By Our Special Correspondent

NEW DELHI, DEC. 2. The Tuteja Committee for Restructuring of Sugar Industry has recommended that the Government withdraw itself from the release mechanism for free-sale sugar. From October 1, 2005 the de-regulated sugar industry should itself decide the free sale sugar quota for each month. Fulfilment of this long-standing demand of the industry will expose consumers to the pulls and pressures of the market forces.

While retaining the present system of 10 per cent of the production being collected for levy sugar, the committee recommended that the present arrangement of payment to sugarcane growers of the statutory minimum price (SMP) be continued along with benefits of price sharing with sugarcane farmers as per the Sugarcane Control Order 1978. It has suggested that the minimum radial distance between an existing and new sugar factory be raised to 25 km rather than 15 km at present. However, the panel has not gone into the issue of State Advised Price (SAP) on sugarcane.

The Food and Agriculture Minister, Sharad Pawar, received the report here today from the Chairman of the Committee and Food Secretary, S.K. Tuteja.

In case of shortages, the committee recommended that imports of raw sugar be allowed with the Indian Sugar Exim Corporation playing an important role in import and export of sugar.

Later speaking to presspersons, Mr. Tuteja said the sugar output this year was expected to be between 125 to 130 lakh tonnes, but with a carry over stock of about 85 lakh tonnes, the availability was comfortable. The country's annual consumption is around 180 lakh tonnes.
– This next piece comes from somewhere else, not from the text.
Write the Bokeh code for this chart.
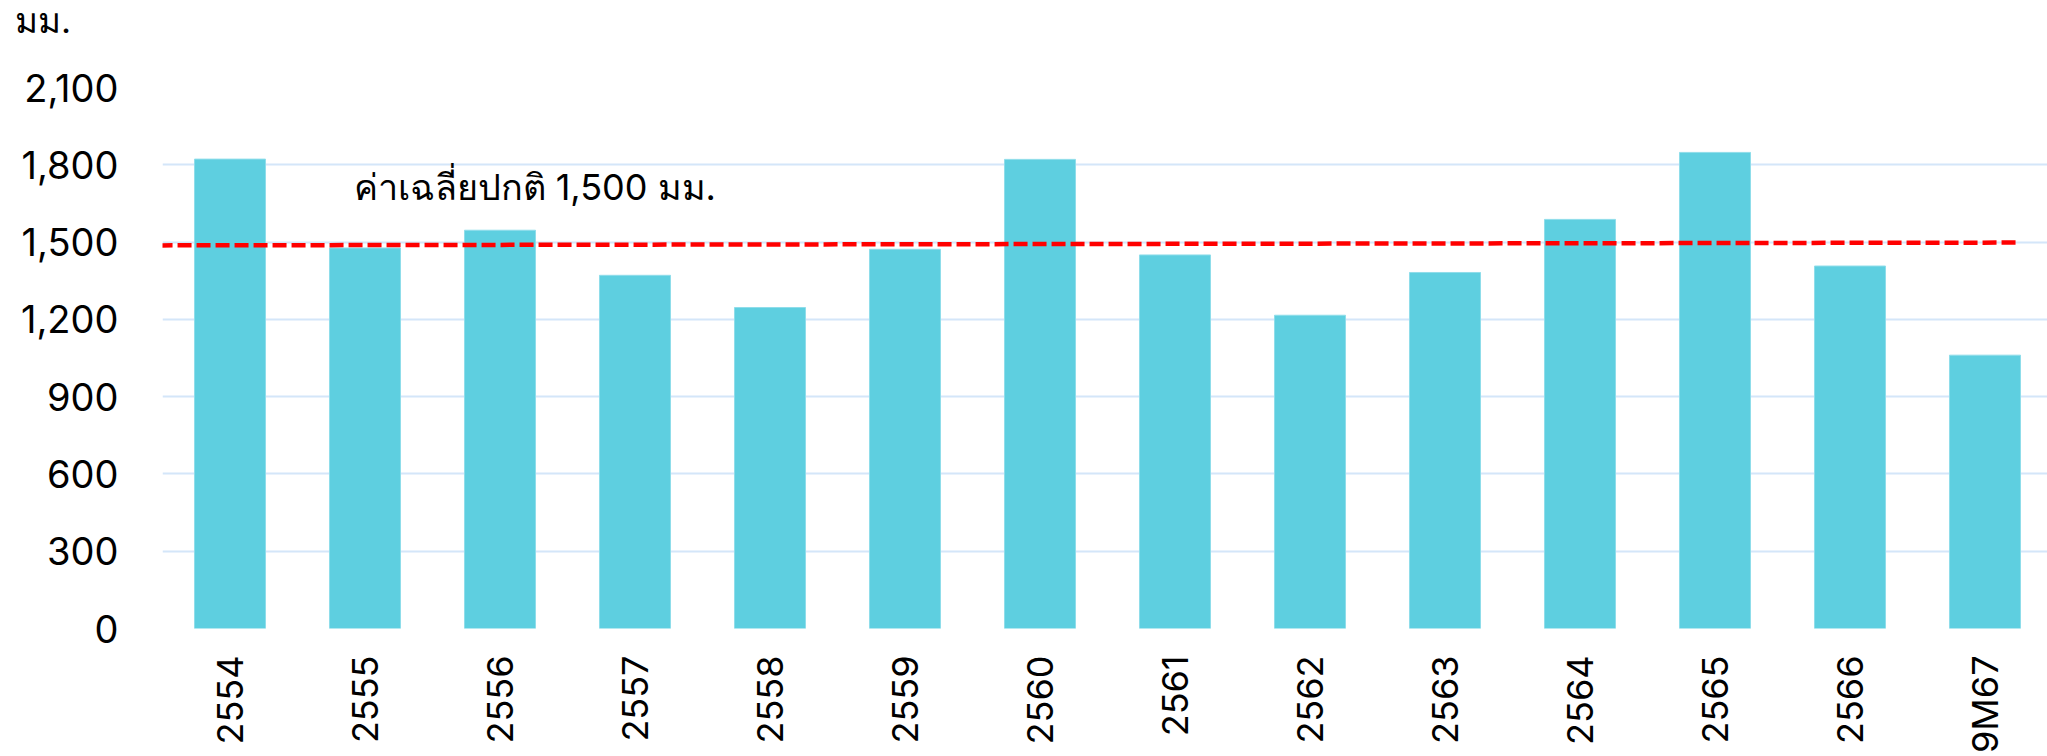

On cane arrears, he said that Rs. 580 crores was due till 2003-04.

`Defer loans'

One of the major recommendations of the committee is that all loans availed of by the sugar mills (as on March 31, 2004) might be deferred or rescheduled to long-term loans payable in 10 to 12 years, besides giving a moratorium on both interest and principal for three years from 2004-2005.

NABARD and RBI should work out the exact terms of the package in consultation with State Governments.

The committee suggested that the Governments of drought/flood affected States go for additional open market borrowings to help sugar factories meet the fixed costs and 75 per cent entitled wages (of 2004-05 and 2005-06 season and arrears of 2003-04 season) of mills which were operational in 2002-03 sugar season but may have to remain closed in 2004-05 and 2005-06 sugar seasons due to non-availability of sugarcane. The State Governments could offer this as loan to sugar factories at a rate of interest of 4 per cent per annum.

Subsidised interest rate

The report said that working capital to cooperative sugar factories be made available through the National Cooperative Development Corporation (NCDC) at a subsidised rate of interest. For this, NCDC may arrange cheaper funds through External Commercial Borrowings and the Centre may accord permission and provide guarantee for this.

A body such as the Bureau for Industrial and Financial Reconstruction (BIFR) may be set up for cooperative sugar mills with NCDC as the nodal agency for working out rehabilitation packages for sick mills.